To: neolib who wrote (31439)11/13/2006 5:53:40 PM
From: TimF  Read Replies (1) | Respond to of 541878
 
3) Accumulated wealth can be used wisely to accumulate more wealth, beyond what can be acquired by ones own labor.

That fact helps increase class mobility. If you couldn't accumulate the wealth you couldn't move up, and the rich truly would be a separate social class that consists of the same people staying on top of everyone else.

There are some people who are motivated to gain more wealth, no matter how much money they have, but the incentive to work hard isn't increased by having more wealth, it can be decreased, and the incentive to take risks is also decreased. Maybe neither factor hits the 1st generation, the person who created the wealth, but the succeeding generations don't automatically have the same skills or drive, and typically don't have the type of out sized returns that the 1st generation had.
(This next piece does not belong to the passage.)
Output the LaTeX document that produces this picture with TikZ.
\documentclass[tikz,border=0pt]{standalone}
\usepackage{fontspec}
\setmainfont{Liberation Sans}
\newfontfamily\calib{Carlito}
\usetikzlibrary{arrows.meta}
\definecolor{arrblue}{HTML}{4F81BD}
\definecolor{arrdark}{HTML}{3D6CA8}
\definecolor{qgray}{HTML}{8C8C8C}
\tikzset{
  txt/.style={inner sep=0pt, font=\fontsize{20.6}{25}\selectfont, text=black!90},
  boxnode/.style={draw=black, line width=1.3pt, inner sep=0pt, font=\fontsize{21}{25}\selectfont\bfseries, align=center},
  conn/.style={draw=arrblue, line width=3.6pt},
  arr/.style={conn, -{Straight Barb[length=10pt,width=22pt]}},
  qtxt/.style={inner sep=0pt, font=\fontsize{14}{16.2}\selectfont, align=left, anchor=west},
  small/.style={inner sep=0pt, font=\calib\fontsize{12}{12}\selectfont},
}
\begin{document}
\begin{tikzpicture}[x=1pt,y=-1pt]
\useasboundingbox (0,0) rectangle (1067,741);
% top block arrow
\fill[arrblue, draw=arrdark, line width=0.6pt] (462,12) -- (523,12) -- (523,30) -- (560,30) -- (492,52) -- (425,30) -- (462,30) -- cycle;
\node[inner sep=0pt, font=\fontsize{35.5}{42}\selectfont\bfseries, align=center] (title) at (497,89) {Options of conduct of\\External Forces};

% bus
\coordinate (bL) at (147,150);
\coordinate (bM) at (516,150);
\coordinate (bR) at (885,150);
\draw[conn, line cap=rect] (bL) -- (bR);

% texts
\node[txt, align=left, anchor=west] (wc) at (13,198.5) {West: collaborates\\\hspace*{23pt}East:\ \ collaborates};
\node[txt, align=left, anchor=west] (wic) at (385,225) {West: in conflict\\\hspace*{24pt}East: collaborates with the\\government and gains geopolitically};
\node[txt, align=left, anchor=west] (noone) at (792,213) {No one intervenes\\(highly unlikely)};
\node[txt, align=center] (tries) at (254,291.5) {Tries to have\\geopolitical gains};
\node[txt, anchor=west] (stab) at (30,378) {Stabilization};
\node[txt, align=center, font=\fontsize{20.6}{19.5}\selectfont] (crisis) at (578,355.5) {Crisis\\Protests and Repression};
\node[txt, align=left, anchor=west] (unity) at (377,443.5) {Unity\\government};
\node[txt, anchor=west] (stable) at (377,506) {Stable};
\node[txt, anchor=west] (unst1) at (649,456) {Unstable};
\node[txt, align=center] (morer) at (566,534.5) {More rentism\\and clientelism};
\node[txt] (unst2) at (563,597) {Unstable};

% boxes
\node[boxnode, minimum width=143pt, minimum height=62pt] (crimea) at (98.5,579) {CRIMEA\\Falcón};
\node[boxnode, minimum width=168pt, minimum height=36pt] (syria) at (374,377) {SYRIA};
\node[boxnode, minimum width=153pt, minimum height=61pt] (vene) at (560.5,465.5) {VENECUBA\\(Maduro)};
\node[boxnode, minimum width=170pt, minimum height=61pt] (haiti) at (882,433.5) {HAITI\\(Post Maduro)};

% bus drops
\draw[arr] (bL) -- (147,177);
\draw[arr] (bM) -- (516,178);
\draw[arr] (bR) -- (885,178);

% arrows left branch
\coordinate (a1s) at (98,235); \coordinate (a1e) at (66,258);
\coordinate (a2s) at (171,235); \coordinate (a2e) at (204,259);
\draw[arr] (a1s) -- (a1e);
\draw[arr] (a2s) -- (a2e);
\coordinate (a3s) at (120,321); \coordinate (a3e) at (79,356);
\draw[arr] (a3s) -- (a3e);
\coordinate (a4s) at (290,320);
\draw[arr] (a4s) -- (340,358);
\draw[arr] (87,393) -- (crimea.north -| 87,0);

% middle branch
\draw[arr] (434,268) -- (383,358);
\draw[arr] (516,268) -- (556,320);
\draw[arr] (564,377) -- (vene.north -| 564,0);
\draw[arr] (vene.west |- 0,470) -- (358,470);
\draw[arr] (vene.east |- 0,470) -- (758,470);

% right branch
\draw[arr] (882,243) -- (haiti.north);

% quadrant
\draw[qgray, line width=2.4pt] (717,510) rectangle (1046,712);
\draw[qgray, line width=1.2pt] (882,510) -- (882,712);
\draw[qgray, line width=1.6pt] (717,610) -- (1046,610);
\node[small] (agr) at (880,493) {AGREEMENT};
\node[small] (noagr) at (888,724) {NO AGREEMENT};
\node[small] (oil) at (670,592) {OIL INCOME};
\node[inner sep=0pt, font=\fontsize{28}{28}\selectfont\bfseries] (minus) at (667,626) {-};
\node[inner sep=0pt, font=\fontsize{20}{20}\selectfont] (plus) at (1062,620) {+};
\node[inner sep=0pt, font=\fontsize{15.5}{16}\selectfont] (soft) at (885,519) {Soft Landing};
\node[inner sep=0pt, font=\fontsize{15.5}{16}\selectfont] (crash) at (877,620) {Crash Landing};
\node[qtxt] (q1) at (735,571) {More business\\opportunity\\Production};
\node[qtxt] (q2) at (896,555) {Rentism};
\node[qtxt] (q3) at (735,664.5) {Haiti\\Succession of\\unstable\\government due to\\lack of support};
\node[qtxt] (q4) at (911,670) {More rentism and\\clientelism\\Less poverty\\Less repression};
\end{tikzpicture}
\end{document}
At the same time the fortune gets divided between multiple heirs.

The European aristocrats controlled the land, at a time when land wasn't generally freely available. They also had political/legal advantages. They could often directly or indirectly take wealth from the rest of the country, and they had the power and control to keep other people down. None of those advantages amounts to success in a capitalist free market, quite the opposite. As markets became more free the aristocracy had less of an advantage. Many aristocratic families lost wealth relative to their countrymen.